(Entries with chart source code)
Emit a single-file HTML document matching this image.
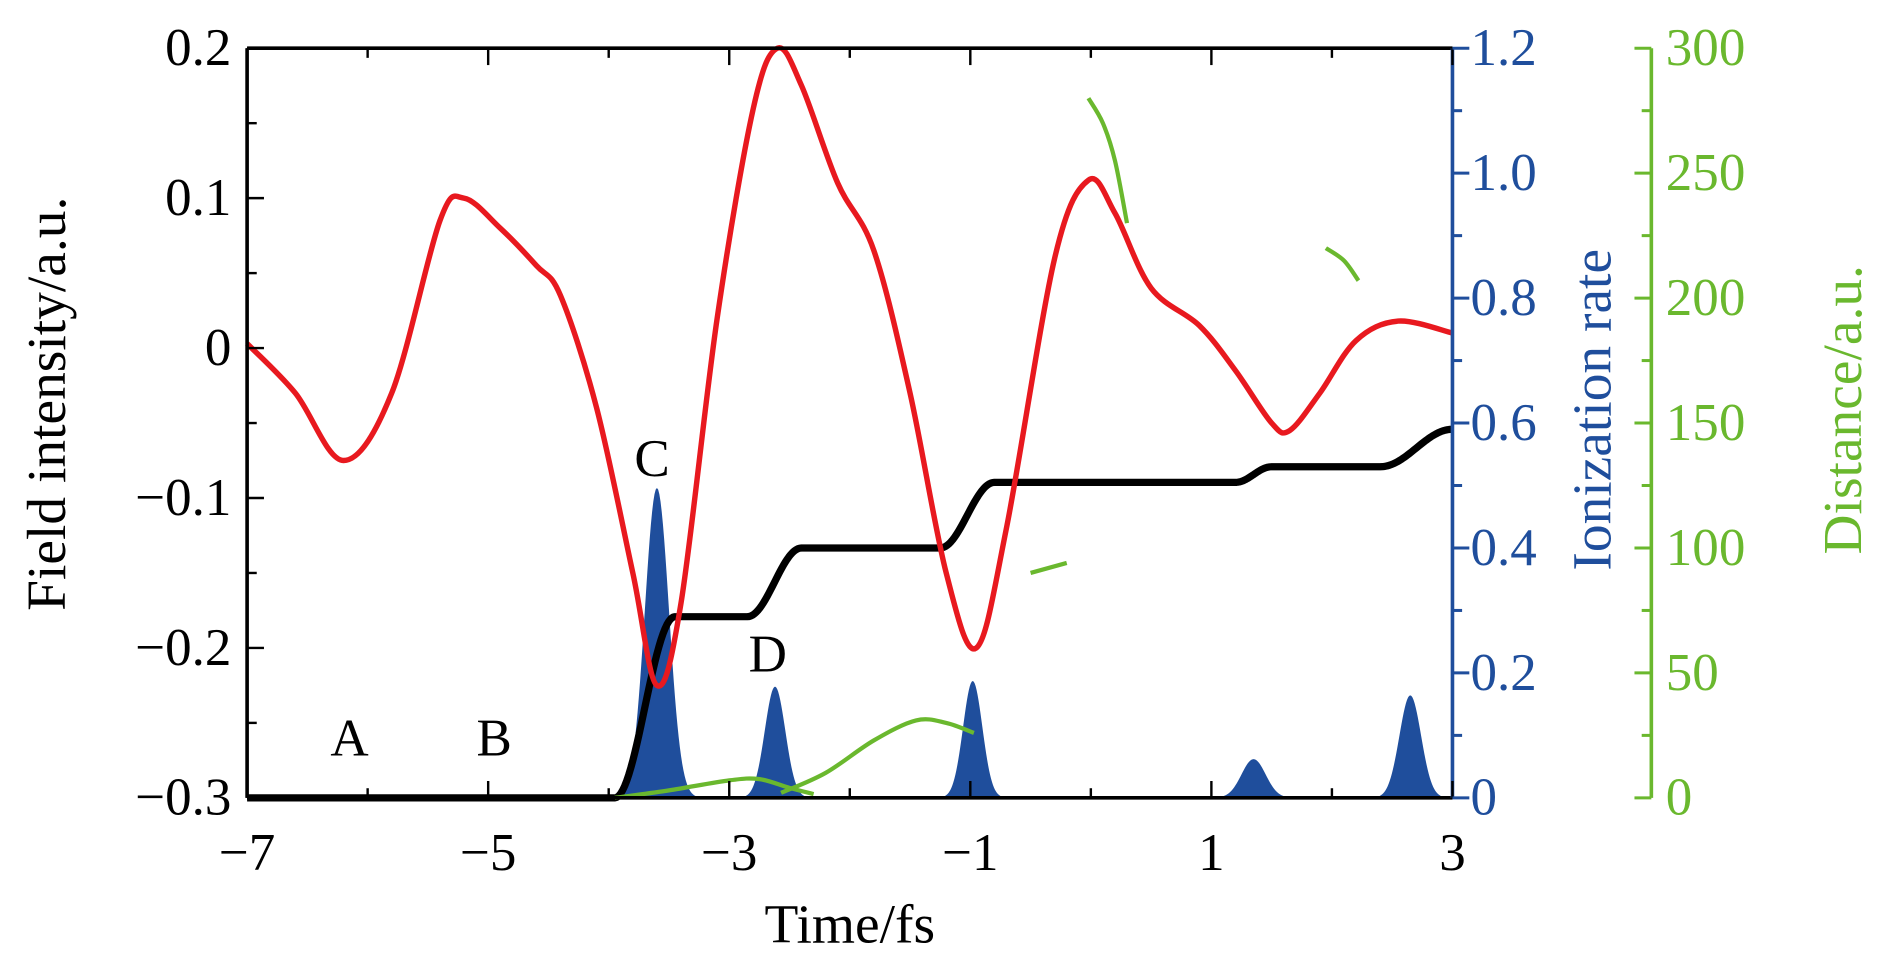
<!DOCTYPE html>
<html><head><meta charset="utf-8"><style>
html,body{margin:0;padding:0;background:#fff;}
svg{display:block;font-family:"Liberation Serif",serif;}
</style></head><body>
<svg id="chart" width="1890" height="969" viewBox="0 0 1568 804" preserveAspectRatio="none" xmlns="http://www.w3.org/2000/svg">
<g id="plot"></g>
</svg>
<script>
// ---- data ----
const fieldT = [-7,-6.6,-6.2,-5.8,-5.4,-5.2,-4.9,-4.6,-4.4,-4.1,-3.8,-3.6,-3.4,-3.1,-2.8,-2.6,-2.4,-2.1,-1.8,-1.5,-1.2,-0.95,-0.7,-0.3,-0.02,0.2,0.5,0.9,1.2,1.5,1.65,1.9,2.2,2.55,3];
const fieldV = [0.003,-0.03,-0.075,-0.03,0.085,0.1,0.08,0.055,0.035,-0.04,-0.15,-0.225,-0.17,0.02,0.16,0.2,0.175,0.11,0.065,-0.03,-0.15,-0.2,-0.12,0.06,0.112,0.09,0.04,0.015,-0.015,-0.05,-0.055,-0.03,0.005,0.018,0.01];
const stepT = [-7,-3.95,-3.45,-2.85,-2.4,-1.25,-0.8,1.2,1.5,2.4,3];
const stepV = [0,0,0.29,0.29,0.4,0.4,0.505,0.505,0.53,0.53,0.59];
const peakT = [-3.6,-2.62,-0.98,1.35,2.65];
const peakH = [0.496,0.178,0.187,0.062,0.164];
const peakS = [0.1,0.085,0.08,0.1,0.09];
const distSegT = [[-3.95,-3.5,-3.0,-2.75,-2.5,-2.3],[-2.57,-2.2,-1.8,-1.45,-1.2,-0.97],[-0.02,0.1,0.2,0.3],[-0.5,-0.2],[1.95,2.1,2.22]];
const distSegD = [[0,3,7,7.5,4,1.5],[2,10,23,31,30,26],[280,270,255,230],[90,94],[220,215,207]];
const xTicks = [-7,-5,-3,-1,1,3];
const xTickLabels = ["\u22127","\u22125","\u22123","\u22121","1","3"];
const yTicks = [0.2,0.1,0,-0.1,-0.2,-0.3];
const yTickLabels = ["0.2","0.1","0","\u22120.1","\u22120.2","\u22120.3"];
const ionTicks = [0,0.2,0.4,0.6,0.8,1.0,1.2];
const ionTickLabels = ["0","0.2","0.4","0.6","0.8","1.0","1.2"];
const distTicks = [0,50,100,150,200,250,300];
const distTickLabels = ["0","50","100","150","200","250","300"];

// ---- scales ----
const L=205,R=1205,T=40,B=662,GX=1370;
const RED="#e8191f",BLUE="#1f4e9c",GREEN="#6ab82e";
const xs=t=>L+(t+7)*(R-L)/10;
const ys=v=>T+(0.2-v)*(B-T)/0.5;
const yi=v=>B-v*(B-T)/1.2;
const yd=v=>B-v*(B-T)/300;
const g=document.getElementById('plot');
const NS="http://www.w3.org/2000/svg";
function mk(tag,attrs,parent){const e=document.createElementNS(NS,tag);for(const k in attrs)e.setAttribute(k,attrs[k]);(parent||g).appendChild(e);return e;}
function smooth(pts){let d=`M${pts[0][0]},${pts[0][1]}`;for(let i=0;i<pts.length-1;i++){const p0=pts[Math.max(0,i-1)],p1=pts[i],p2=pts[i+1],p3=pts[Math.min(pts.length-1,i+2)];const c1=[p1[0]+(p2[0]-p0[0])/6,p1[1]+(p2[1]-p0[1])/6],c2=[p2[0]-(p3[0]-p1[0])/6,p2[1]-(p3[1]-p1[1])/6];d+=`C${c1[0]},${c1[1]} ${c2[0]},${c2[1]} ${p2[0]},${p2[1]}`;}return d;}
function cosPath(ts,vs){let d=`M${xs(ts[0])},${yi(vs[0])}`;for(let i=0;i<ts.length-1;i++){for(let k=1;k<=30;k++){const f=k/30;const w=(1-Math.cos(Math.PI*f))/2;d+=`L${xs(ts[i]+(ts[i+1]-ts[i])*f)},${yi(vs[i]+(vs[i+1]-vs[i])*w)}`;}}return d;}

// peaks
peakT.forEach((c,i)=>{let d=`M${xs(c-4*peakS[i])},${B}`;for(let k=-40;k<=40;k++){const t=c+k*peakS[i]/10;d+=`L${xs(t)},${yi(peakH[i]*Math.exp(-0.5*Math.pow((t-c)/peakS[i],2)))}`;}d+=`L${xs(c+4*peakS[i])},${B}Z`;
const p=mk('path',{d,fill:BLUE});

});

// step line
const sp=mk('path',{d:cosPath(stepT,stepV),fill:'none',stroke:'#000','stroke-width':6,'stroke-linejoin':'round'});



// field
const fp=mk('path',{d:smooth(fieldT.map((t,i)=>[xs(t),ys(fieldV[i])])),fill:'none',stroke:RED,'stroke-width':4.5});



// distance
distSegT.forEach((ts,j)=>{const p=mk('path',{d:smooth(ts.map((t,i)=>[xs(t),yd(distSegD[j][i])])),fill:'none',stroke:GREEN,'stroke-width':3.5});

});

// axes frame
mk('line',{x1:L,y1:T,x2:L,y2:B,stroke:'#000','stroke-width':3});
mk('line',{x1:L,y1:B,x2:R,y2:B,stroke:'#000','stroke-width':3});
mk('line',{x1:L,y1:T,x2:R,y2:T,stroke:'#000','stroke-width':3});
mk('line',{x1:R,y1:T,x2:R,y2:B,stroke:BLUE,'stroke-width':3});
mk('line',{x1:GX,y1:T,x2:GX,y2:B,stroke:GREEN,'stroke-width':3});
for(let t=-7;t<=3;t++){const len=(t%2!==0)?14:8;mk('line',{x1:xs(t),y1:B,x2:xs(t),y2:B-len,stroke:'#000','stroke-width':2});mk('line',{x1:xs(t),y1:T,x2:xs(t),y2:T+len,stroke:'#000','stroke-width':2});}
xTicks.forEach((t,i)=>{const e=mk('text',{x:xs(t),y:722,'font-size':44,'text-anchor':'middle',fill:'#000'});e.textContent=xTickLabels[i];

});
for(let k=0;k<=10;k++){const v=0.2-k*0.05;const len=k%2===0?14:8;mk('line',{x1:L,y1:ys(v),x2:L+len,y2:ys(v),stroke:'#000','stroke-width':2});}
yTicks.forEach((v,i)=>{const e=mk('text',{x:192,y:ys(v)+14,'font-size':44,'text-anchor':'end',fill:'#000'});e.textContent=yTickLabels[i];

});
for(let k=0;k<=12;k++){const v=k*0.1;const len=k%2===0?14:8;mk('line',{x1:R,y1:yi(v),x2:R+len,y2:yi(v),stroke:BLUE,'stroke-width':2.5});}
ionTicks.forEach((v,i)=>{const e=mk('text',{x:1220,y:yi(v)+14,'font-size':44,fill:BLUE});e.textContent=ionTickLabels[i];

});
for(let k=0;k<=12;k++){const v=k*25;const len=k%2===0?14:8;mk('line',{x1:GX,y1:yd(v),x2:GX-len,y2:yd(v),stroke:GREEN,'stroke-width':2.5});}
distTicks.forEach((v,i)=>{const e=mk('text',{x:1382,y:yd(v)+14,'font-size':44,fill:GREEN});e.textContent=distTickLabels[i];

});
function txt(s,attrs,name){const e=mk('text',attrs);e.textContent=s;

}
txt('Time/fs',{x:705,y:782,'font-size':46,'text-anchor':'middle',fill:'#000'},'x-axis-title');
txt('Field intensity/a.u.',{x:0,y:0,'font-size':46,'text-anchor':'middle',fill:'#000',transform:'translate(54,335) rotate(-90)'},'y-axis-title');
txt('Ionization rate',{x:0,y:0,'font-size':46,'text-anchor':'middle',fill:BLUE,transform:'translate(1336,340) rotate(-90)'},'ionization-axis-title');
txt('Distance/a.u.',{x:0,y:0,'font-size':46,'text-anchor':'middle',fill:GREEN,transform:'translate(1544,340) rotate(-90)'},'distance-axis-title');
txt('A',{x:290,y:627,'font-size':44,'text-anchor':'middle',fill:'#000'},'label-a');
txt('B',{x:410,y:627,'font-size':44,'text-anchor':'middle',fill:'#000'},'label-b');
txt('C',{x:541,y:395,'font-size':44,'text-anchor':'middle',fill:'#000'},'label-c');
txt('D',{x:637,y:557,'font-size':44,'text-anchor':'middle',fill:'#000'},'label-d');
</script>
</body></html>
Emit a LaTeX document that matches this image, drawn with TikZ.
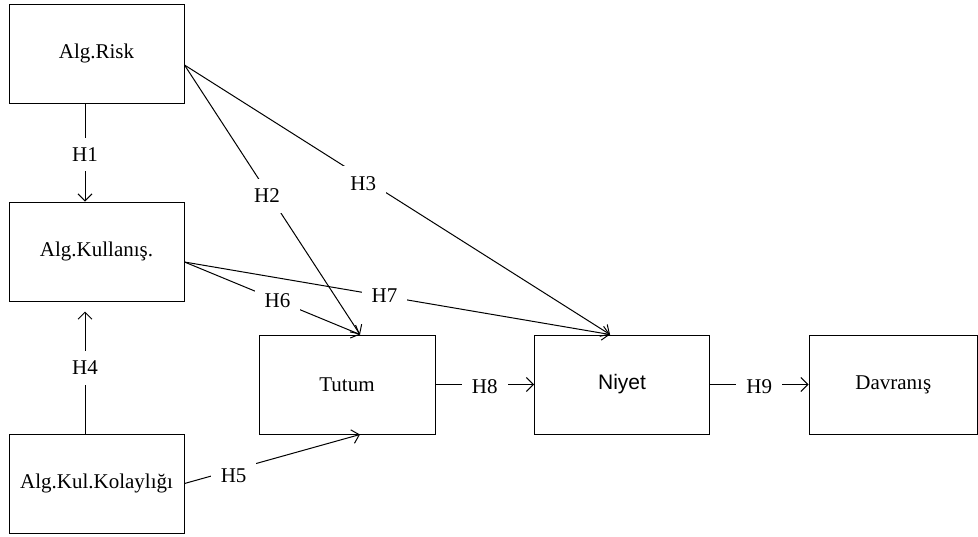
\documentclass[tikz,border=0pt]{standalone}
\usepackage{fontspec}
\setmainfont{Liberation Serif}
\newfontfamily\arialfont{Liberation Sans}
\usepackage{tikz}
\usetikzlibrary{
  arrows,
  arrows.meta,
  calc
}
\tikzset{
  construct/.style={
    draw,
    line width=0.5pt,
    minimum width=87.5pt,
    minimum height=49.5pt,
    font=\fontsize{10.5}{12}\selectfont},
  hyp/.style={
    line width=0.5pt,
    >={Straight Barb[length=3.5pt,width=7pt]},
    every edge/.style={draw, ->},
    font=\fontsize{10.5}{12}\selectfont},
  hlabel/.style={
    fill=white,
    inner sep=5pt}
  }

\begin{document}
\begin{tikzpicture}[x=0.5pt,y=-0.5pt]
      \useasboundingbox (0,0) rectangle (978,536);
      \node[construct] (risk) at (96.5,53.5) {Alg.Risk};
      \node[construct] (kull) at (96.5,251.5) {Alg.Kullanış.};
      \node[construct] (kolay) at (96.5,483.5) {Alg.Kul.Kolaylığı};
      \node[construct, minimum width=88pt] (tutum) at (347,384.5) {Tutum};
      \node[construct, font=\fontsize{10.5}{12}\arialfont] (niyet) at (622,384.5) {Niyet};
      \node[construct, minimum width=84.25pt] (davr) at (893.25,384.5) {Davranış};
      \draw [hyp]
      ([xshift=-5.75pt]risk.south) edge[] node[hlabel, yshift=-1pt]{H1} ([xshift=-5.75pt]kull.north)
      ([yshift=-5.75pt]risk.east) edge[] node[hlabel, pos=0.47, yshift=-2pt]{H2} ([xshift=6.5pt]tutum.north)
      ([yshift=-5.75pt]risk.east) edge[] node[hlabel, pos=0.42, yshift=-2.5pt]{H3} ([xshift=-6pt]niyet.north)
      ([xshift=-5.75pt]kolay.north) edge[] node[hlabel, pos=0.54]{H4} ([xshift=-5.75pt,yshift=-5pt]kull.south)
      (kolay.east) edge[] node[hlabel, pos=0.28, yshift=-3pt]{H5} ([xshift=6.5pt]tutum.south)
      ([yshift=-5.25pt]kull.east) edge[] node[hlabel, pos=0.53]{H6} ([xshift=6.5pt]tutum.north)
      ([yshift=-5.25pt]kull.east) edge[] node[hlabel, pos=0.47]{H7} ([xshift=-6pt]niyet.north)
      (tutum) edge[] node[hlabel, yshift=-1pt]{H8} (niyet)
      (niyet) edge[] node[hlabel, yshift=-1pt]{H9} (davr);
    \end{tikzpicture}
\end{document}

## Work to complete:
Report each line of the material above where the word "image" appears.

## Completed exercise:
Emit a single-file HTML document matching this image.
Emit a LaTeX document that matches this image, drawn with TikZ.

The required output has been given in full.